Sunday, August 08, 2010

About the Examiner

So, I thought I would begin the new dealybob at with an explanation of what I would write as a reference for any future readers who would happen by. That first post was rejected, probably appropriately, for being too much in the first person. But, just to share, here is what it would have said.



This will be my first article as an Examiner (and so, the oldest one in my eventual archive.) It's a good place to predict what this column will cover. Consider this half a promise and half a bet, if there are takers for either.

This column will cover events, trends and policies related to the provision of human and social services. Professional caregiving is often publicly funded and usually highly-regulated so public policy will be discussed extensively, but market forces and demographics will also be considered. Sporadically, we in the social services think about actual people, so expect occasional profiles of people with disabilities, policy-makers, caregivers, charlatans and reprobates.

About me: I work in the social services industry as the chief executive of a small for-profit company that assists adults with developmental disabilities to live independently, as a subcontractor to state contractors. We will soon offer companion services to the elderly and physically disabled.

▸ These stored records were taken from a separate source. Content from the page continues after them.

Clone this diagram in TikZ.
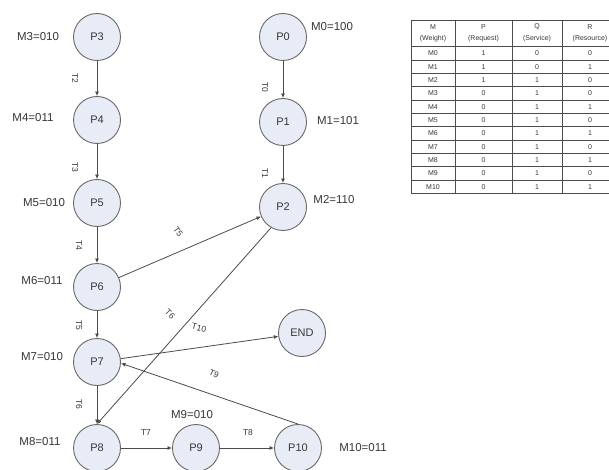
\documentclass[tikz,border=0pt]{standalone}
\usepackage{fontspec}
\setmainfont{Liberation Sans}
\usetikzlibrary{arrows.meta}
\definecolor{nodefill}{RGB}{231,236,246}
\definecolor{nodeline}{RGB}{105,105,105}
\definecolor{txt}{RGB}{55,55,55}
\definecolor{edgecol}{RGB}{75,75,75}
\begin{document}
\begin{tikzpicture}[x=1pt,y=-1pt,
  place/.style={circle, draw=nodeline, fill=nodefill, line width=0.9pt, minimum size=47pt, inner sep=0pt, font=\fontsize{11}{12}\selectfont, text=txt},
  mlab/.style={font=\fontsize{11.5}{12}\selectfont, text=txt, inner sep=0pt},
  tlab/.style={font=\fontsize{8.5}{9}\selectfont, text=txt, inner sep=0pt},
  arr/.style={draw=edgecol, line width=0.8pt, -{Latex[length=4.5pt,width=4pt]}},
  cell/.style={font=\fontsize{7}{8}\selectfont, text=txt, inner sep=0pt},
  tline/.style={draw=black!70, line width=0.8pt}]
\fill[white] (0,0) rectangle (609,470);
\useasboundingbox (0,0) rectangle (609,470);

% places
\node[place] (P3) at (97,37) {P3};
\node[place] (P4) at (97,120) {P4};
\node[place] (P5) at (97,203) {P5};
\node[place] (P6) at (97,287) {P6};
\node[place] (P7) at (97,362) {P7};
\node[place] (P8) at (97,448) {P8};
\node[place] (P9) at (196,448) {P9};
\node[place] (P10) at (298,448) {P10};
\node[place] (END) at (302,333) {END};
\node[place] (P0) at (283,37) {P0};
\node[place] (P1) at (283,122) {P1};
\node[place] (P2) at (283,207) {P2};

% markings
\node[mlab] (m3) at (38,37) {M3=010};
\node[mlab] (m4) at (33,118) {M4=011};
\node[mlab] (m5) at (44,203) {M5=010};
\node[mlab] (m6) at (42,281) {M6=011};
\node[mlab] (m7) at (42,357) {M7=010};
\node[mlab] (m8) at (40,442) {M8=011};
\node[mlab] (m9) at (192,415) {M9=010};
\node[mlab] (m10) at (363,448) {M10=011};
\node[mlab] (m0) at (332,27) {M0=100};
\node[mlab] (m1) at (338,121) {M1=101};
\node[mlab] (m2) at (334,200) {M2=110};

% arcs
\draw[arr] (P0) -- (P1);
\draw[arr] (P1) -- (P2);
\draw[arr] (P3) -- (P4);
\draw[arr] (P4) -- (P5);
\draw[arr] (P5) -- (P6);
\draw[arr] (P6) -- (P7);
\draw[arr] (P7) -- (P8);
\draw[arr] (P6) -- (P2);
\draw[arr] (P2.240) -- (P8.north);
\draw[arr] (P7.8) -- (END);
\draw[arr] (P10.north) -- (P7.-3);
\draw[arr] (P8) -- (P9);
\draw[arr] (P9) -- (P10);

% transition labels
\node[tlab, rotate=-90] (t0) at (265,87) {T0};
\node[tlab, rotate=-90] (t1) at (265,173) {T1};
\node[tlab, rotate=-90] (t2) at (75,78) {T2};
\node[tlab, rotate=-90] (t3) at (75,167) {T3};
\node[tlab, rotate=-90] (t4) at (79,245) {T4};
\node[tlab, rotate=-90] (t5a) at (79,325) {T5};
\node[tlab, rotate=-90] (t6a) at (79,404) {T6};
\node[tlab, rotate=-55] (t5b) at (178,232) {T5};
\node[tlab, rotate=-45] (t6b) at (170,314) {T6};
\node[tlab, rotate=-15] (t10) at (199,328) {T10};
\node[tlab, rotate=-25] (t9) at (214,374) {T9};
\node[tlab] (t7) at (146,433) {T7};
\node[tlab] (t8) at (248,433) {T8};

% table
\begin{scope}
\clip (0,0) rectangle (609,470);
\draw[tline] (411,20) -- (625,20);
\foreach \k in {0,...,11} {
  \draw[tline] (411,{46.7+13.33*\k}) -- (625,{46.7+13.33*\k});
}
\foreach \x in {411,455,512,562} {
  \draw[tline] (\x,20) -- (\x,193.3);
}
\node[cell] (hm1) at (433,27) {M};
\node[cell] (hm2) at (433,39) {(Weight)};
\node[cell] (hp1) at (483.5,27) {P};
\node[cell] (hp2) at (483.5,39) {(Request)};
\node[cell] (hq1) at (537,27) {Q};
\node[cell] (hq2) at (537,39) {(Service)};
\node[cell] (hr1) at (590,27) {R};
\node[cell] (hr2) at (590,39) {(Resource)};
\foreach \i/\p/\q/\r in {0/1/0/0,1/1/0/1,2/1/1/0,3/0/1/0,4/0/1/1,5/0/1/0,6/0/1/1,7/0/1/0,8/0/1/1,9/0/1/0,10/0/1/1} {
  \node[cell] (cm\i) at (433,{53.4+13.33*\i}) {M\i};
  \node[cell] (cp\i) at (483.5,{53.4+13.33*\i}) {\p};
  \node[cell] (cq\i) at (537,{53.4+13.33*\i}) {\q};
  \node[cell] (cr\i) at (590,{53.4+13.33*\i}) {\r};
}
\end{scope}
\end{tikzpicture}
\end{document}
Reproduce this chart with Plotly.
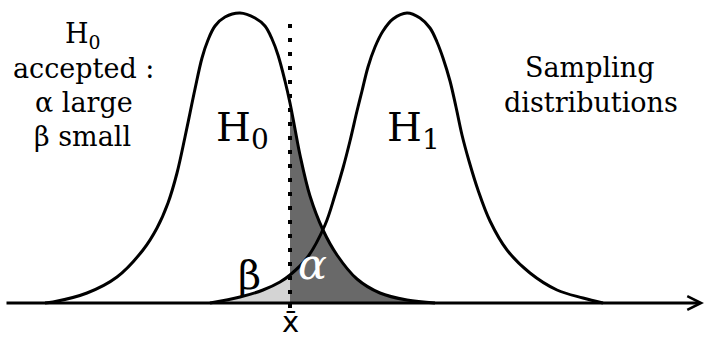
import plotly.graph_objects as go

# curve samples (x in px, height above the axis in px)
h0_x = [45, 53, 87, 117, 143, 157, 168, 177, 185, 190, 195, 202, 208, 215, 225, 240,
        255, 265, 272, 278, 285, 290, 295, 300, 310, 323, 337, 357, 380, 407, 435]
h0_y = [0, 1, 10, 26, 53, 75, 100, 130, 166, 190, 214, 245, 263, 277, 286, 290,
        285, 277, 264, 248, 222, 200, 174, 148, 107, 73, 48, 24, 10, 3, 0]

h1_x = [210, 240, 263, 280, 290, 307, 325, 335, 343, 350, 357, 362, 368, 375, 383, 393, 407,
        420, 430, 437, 443, 450, 456, 462, 469, 478, 490, 507, 530, 557, 583, 603]
h1_y = [0, 6, 13, 21, 28, 45, 78, 108, 135, 162, 192, 212, 236, 256, 272, 284, 290,
        285, 275, 261, 245, 222, 196, 168, 142, 113, 82, 53, 30, 13, 5, 0]

xbar = 290
axis_start, axis_end = 5, 704

serif = "DejaVu Serif"

fig = go.Figure()

# alpha: tail of H0 right of xbar
ax_ = [x for x in h0_x if x >= xbar]
ay_ = [y for x, y in zip(h0_x, h0_y) if x >= xbar]
fig.add_trace(go.Scatter(x=ax_, y=ay_, mode="lines", line=dict(width=0, shape="spline"),
                         fill="tozeroy", fillcolor="rgb(105,105,105)", hoverinfo="skip"))

# beta: tail of H1 left of xbar
bx_ = [x for x in h1_x if x <= xbar]
by_ = [y for x, y in zip(h1_x, h1_y) if x <= xbar]
fig.add_trace(go.Scatter(x=bx_, y=by_, mode="lines", line=dict(width=0, shape="spline"),
                         fill="tozeroy", fillcolor="rgb(212,212,212)", hoverinfo="skip"))

# the two sampling distributions
for xs, ys in [(h0_x, h0_y), (h1_x, h1_y)]:
    fig.add_trace(go.Scatter(x=xs, y=ys, mode="lines",
                             line=dict(color="black", width=3, shape="spline", smoothing=1),
                             hoverinfo="skip"))

# dotted line at xbar
fig.add_trace(go.Scatter(x=[xbar, xbar], y=[-5, 289], mode="lines",
                         line=dict(color="black", width=4, dash="4px,10px"), hoverinfo="skip"))

# horizontal axis with arrow
fig.add_annotation(x=axis_end, y=0, ax=axis_start, ay=0, xref="x", yref="y", axref="x", ayref="y",
                   showarrow=True, arrowhead=5, arrowwidth=3, arrowsize=0.9, arrowcolor="black", text="")

def label(txt, x, y, size, color="black", family=serif, yanchor="middle"):
    fig.add_annotation(x=x, y=y, text=txt, showarrow=False, xanchor="center", yanchor=yanchor,
                       font=dict(family=family, size=size, color=color))

label("H<sub>0</sub>", 83, 268, 27)
label("accepted :", 83, 235, 27)
label("α large", 84, 201, 27)
label("β small", 82, 167, 27)
label("Sampling", 589, 236, 27)
label("distributions", 591, 201, 27)
label("H<sub>0</sub>", 242, 173, 40)
label("H<sub>1</sub>", 413, 173, 40)
label("β", 249, 28, 40)
label("<i>α</i>", 312, 39, 43, color="white")
label("x̄", xbar, -38, 29, family="DejaVu Sans", yanchor="bottom")

fig.update_layout(width=707, height=341, margin=dict(l=0, r=0, t=0, b=0),
                  paper_bgcolor="white", plot_bgcolor="white", showlegend=False)
fig.update_xaxes(range=[0, 707], visible=False)
fig.update_yaxes(range=[-38, 303], visible=False)

fig.write_html("out.html", config={"displayModeBar": False},
               post_script="document.body.style.margin='0px';")
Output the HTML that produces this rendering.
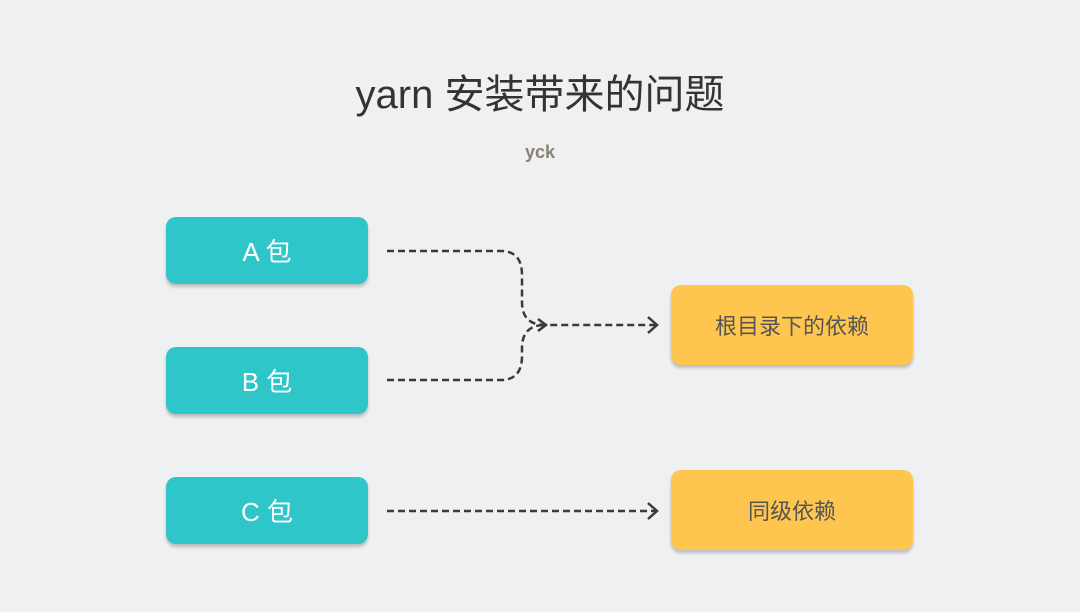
<!DOCTYPE html>
<html><head><meta charset="utf-8"><style>
body{margin:0;width:1080px;height:612px;background:#eff0f2;position:relative;overflow:hidden;font-family:"Liberation Sans","Noto Sans CJK SC",sans-serif}
.t{position:absolute;left:0;width:1080px;text-align:center}
.b{position:absolute;border-radius:10px;display:flex;align-items:center;justify-content:center;box-shadow:0 3px 3px rgba(0,0,0,0.22)}
.teal{background:#2ec6c9;color:#fff;font-size:26px;left:166px;width:202px;height:67px}
.org{background:#ffc64f;color:#555;font-size:22px;left:671px;width:242px;height:80px}
</style></head><body>
<div class="t" style="top:62px;font-size:40px;color:#333">yarn 安装带来的问题</div>
<div class="t" style="top:142px;font-size:18px;color:#8a8172;font-weight:bold">yck</div>
<div class="b teal" style="top:217px">A 包</div>
<div class="b teal" style="top:347px">B 包</div>
<div class="b teal" style="top:477px">C 包</div>
<div class="b org" style="top:285px">根目录下的依赖</div>
<div class="b org" style="top:470px">同级依赖</div>
<svg width="1080" height="612" style="position:absolute;left:0;top:0" fill="none" stroke="#3a3a3a" stroke-width="2.5">
<path d="M387 251 H501 Q522 251 522 275 V302 Q522 325 545 325 H655" stroke-dasharray="7 4"/>
<path d="M387 380 H501 Q522 380 522 356 V348 Q522 325 545 325" stroke-dasharray="7 4"/>
<path d="M387 511 H655" stroke-dasharray="7 4"/>
<path d="M648 317 L657 325 L648 333 M648 503 L657 511 L648 519 M538 319 L546 325 L538 331" stroke-dasharray="none"/>
</svg>
</body></html>
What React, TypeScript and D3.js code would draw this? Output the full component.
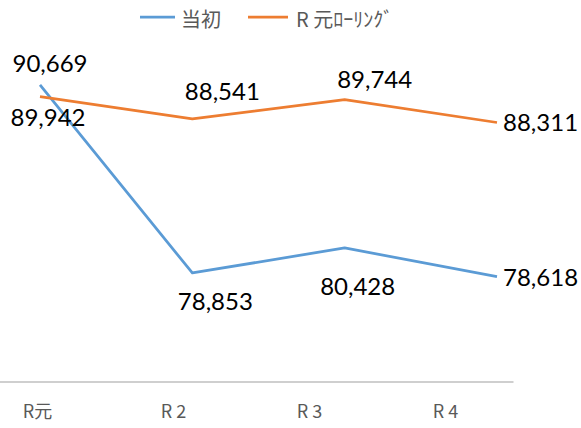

There is a phrase in the paragraph just above to make anyone skeptical, so here are the biases I'll admit to up front-

  1. There are two principle purposes for having a social and human services system, to defend the threatened and to extend community participation beyond the barriers that nature and circumstance impose.
  2. Services provided through government tend to be both inefficient and underfunded for their missions. The former defect makes a bigger difference than the latter and is more fixable. Inefficient service delivery creates costs not only to the taxpayer but also to the people who depend on the support provided, through malarkey.
  3. Purely private services may (or may not) be more efficient, reliable and of higher quality but are also extremely rare. Very few of us will ever receive professional care not influenced by public policy.
  4. Ideology drives idiots crazy, madmen to folly and reasonable people to fake deafness. This column will be very interested in the granular details of what works and doesn't work in both regulation and the marketplace. Democrats, Republicans, vampires of both union and capitalist varieties, dithering managers and doddering staff all may receive attention here, some of which may be complimentary.
  5. I am a reformer, may heaven have pity and my neighbors patience.

Sounds fun, right? I welcome your comments.